RAW RECORDS:

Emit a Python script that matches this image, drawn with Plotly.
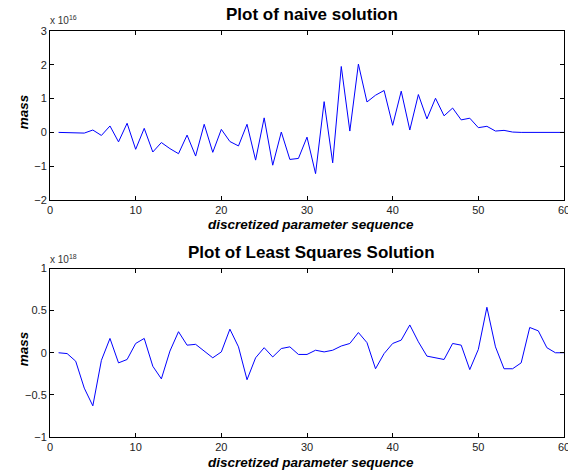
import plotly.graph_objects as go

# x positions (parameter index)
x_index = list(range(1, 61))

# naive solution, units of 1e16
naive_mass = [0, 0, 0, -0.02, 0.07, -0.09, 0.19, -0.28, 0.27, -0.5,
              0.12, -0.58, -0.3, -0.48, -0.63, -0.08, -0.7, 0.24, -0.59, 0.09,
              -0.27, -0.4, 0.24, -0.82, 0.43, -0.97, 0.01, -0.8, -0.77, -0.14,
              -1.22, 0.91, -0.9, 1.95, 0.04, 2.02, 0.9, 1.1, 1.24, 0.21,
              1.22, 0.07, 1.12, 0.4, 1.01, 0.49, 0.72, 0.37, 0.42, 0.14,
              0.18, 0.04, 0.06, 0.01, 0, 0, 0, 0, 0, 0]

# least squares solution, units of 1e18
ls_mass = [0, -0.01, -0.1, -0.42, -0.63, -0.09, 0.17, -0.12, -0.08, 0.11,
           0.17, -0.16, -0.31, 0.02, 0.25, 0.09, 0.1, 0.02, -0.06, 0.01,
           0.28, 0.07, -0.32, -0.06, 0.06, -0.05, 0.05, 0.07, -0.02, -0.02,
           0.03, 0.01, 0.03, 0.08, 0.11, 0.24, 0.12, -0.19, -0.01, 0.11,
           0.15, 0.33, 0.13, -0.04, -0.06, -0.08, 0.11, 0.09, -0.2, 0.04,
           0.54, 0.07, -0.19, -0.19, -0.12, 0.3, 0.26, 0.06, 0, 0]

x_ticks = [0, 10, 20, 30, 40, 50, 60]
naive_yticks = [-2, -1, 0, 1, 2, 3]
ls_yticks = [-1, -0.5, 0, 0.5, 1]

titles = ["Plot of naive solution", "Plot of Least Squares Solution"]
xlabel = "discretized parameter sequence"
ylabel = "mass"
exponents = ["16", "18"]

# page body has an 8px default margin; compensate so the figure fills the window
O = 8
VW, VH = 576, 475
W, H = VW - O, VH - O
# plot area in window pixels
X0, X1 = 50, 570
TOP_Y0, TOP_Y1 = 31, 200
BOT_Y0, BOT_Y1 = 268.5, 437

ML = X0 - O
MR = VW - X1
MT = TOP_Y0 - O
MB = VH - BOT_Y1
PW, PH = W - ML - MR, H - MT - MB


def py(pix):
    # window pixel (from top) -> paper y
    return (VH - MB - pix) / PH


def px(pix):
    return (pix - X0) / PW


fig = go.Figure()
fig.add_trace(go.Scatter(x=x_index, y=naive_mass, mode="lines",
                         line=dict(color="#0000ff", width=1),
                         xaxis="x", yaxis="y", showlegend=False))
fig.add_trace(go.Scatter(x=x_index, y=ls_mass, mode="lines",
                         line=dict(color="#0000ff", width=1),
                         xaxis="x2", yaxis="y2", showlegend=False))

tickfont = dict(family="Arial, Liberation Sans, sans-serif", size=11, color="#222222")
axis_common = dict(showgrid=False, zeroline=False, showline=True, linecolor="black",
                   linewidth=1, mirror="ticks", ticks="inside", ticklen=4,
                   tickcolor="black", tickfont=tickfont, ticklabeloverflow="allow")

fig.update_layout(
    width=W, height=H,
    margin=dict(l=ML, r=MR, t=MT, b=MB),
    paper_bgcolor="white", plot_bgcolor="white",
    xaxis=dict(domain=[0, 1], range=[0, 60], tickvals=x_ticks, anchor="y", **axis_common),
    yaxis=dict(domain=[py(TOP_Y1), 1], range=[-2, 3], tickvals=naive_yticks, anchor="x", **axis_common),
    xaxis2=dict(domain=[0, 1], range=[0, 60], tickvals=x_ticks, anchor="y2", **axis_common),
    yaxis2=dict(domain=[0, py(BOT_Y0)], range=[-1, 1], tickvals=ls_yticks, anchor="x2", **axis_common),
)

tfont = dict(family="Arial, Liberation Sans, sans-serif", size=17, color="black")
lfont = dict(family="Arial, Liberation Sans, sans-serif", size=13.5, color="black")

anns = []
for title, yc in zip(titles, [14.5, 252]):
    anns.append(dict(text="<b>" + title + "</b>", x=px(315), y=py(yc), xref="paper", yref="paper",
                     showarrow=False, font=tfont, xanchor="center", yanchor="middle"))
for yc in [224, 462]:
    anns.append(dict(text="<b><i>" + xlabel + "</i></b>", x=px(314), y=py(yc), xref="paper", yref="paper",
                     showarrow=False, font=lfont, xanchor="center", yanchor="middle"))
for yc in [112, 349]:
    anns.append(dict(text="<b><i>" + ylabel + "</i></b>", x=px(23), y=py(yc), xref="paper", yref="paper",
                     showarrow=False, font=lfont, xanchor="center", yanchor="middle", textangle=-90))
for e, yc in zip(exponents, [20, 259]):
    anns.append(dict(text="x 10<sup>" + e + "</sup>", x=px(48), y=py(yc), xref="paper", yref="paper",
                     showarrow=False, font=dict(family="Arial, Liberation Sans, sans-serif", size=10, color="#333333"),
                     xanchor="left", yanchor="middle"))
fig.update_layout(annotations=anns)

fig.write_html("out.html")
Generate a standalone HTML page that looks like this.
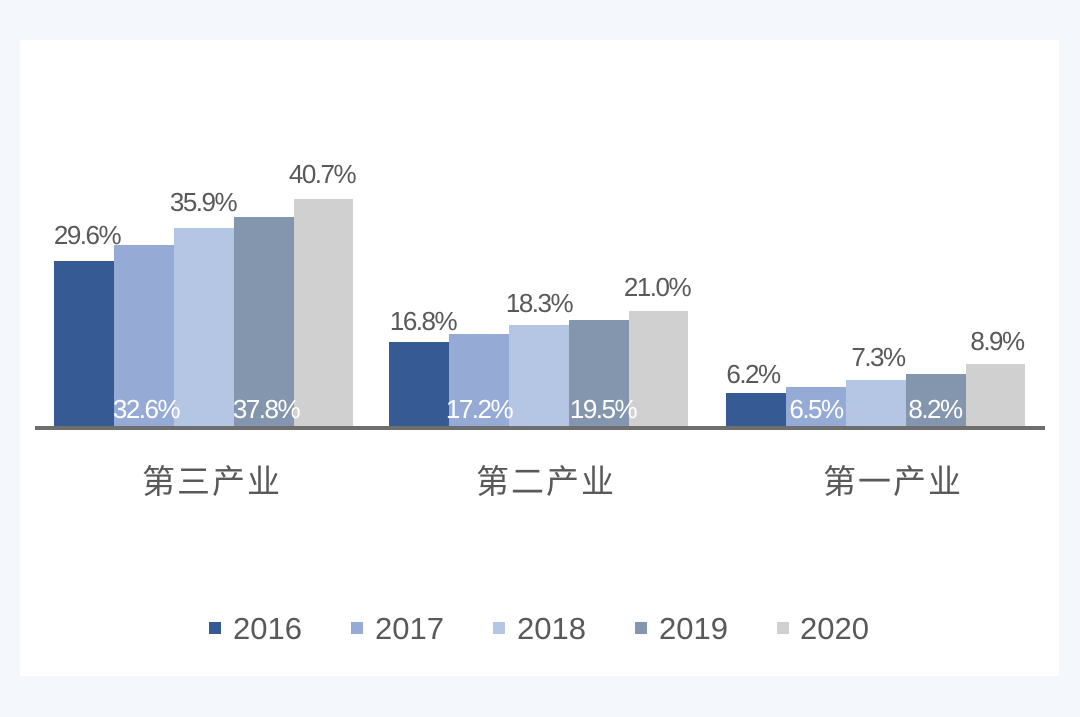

WHAT THIS TASK INVOLVES: Show all lines from the listing above in which "that" appears.

IN RESPONSE:
Emit a Python script that matches this image, drawn with Plotly.
Generate a standalone HTML page that looks like this.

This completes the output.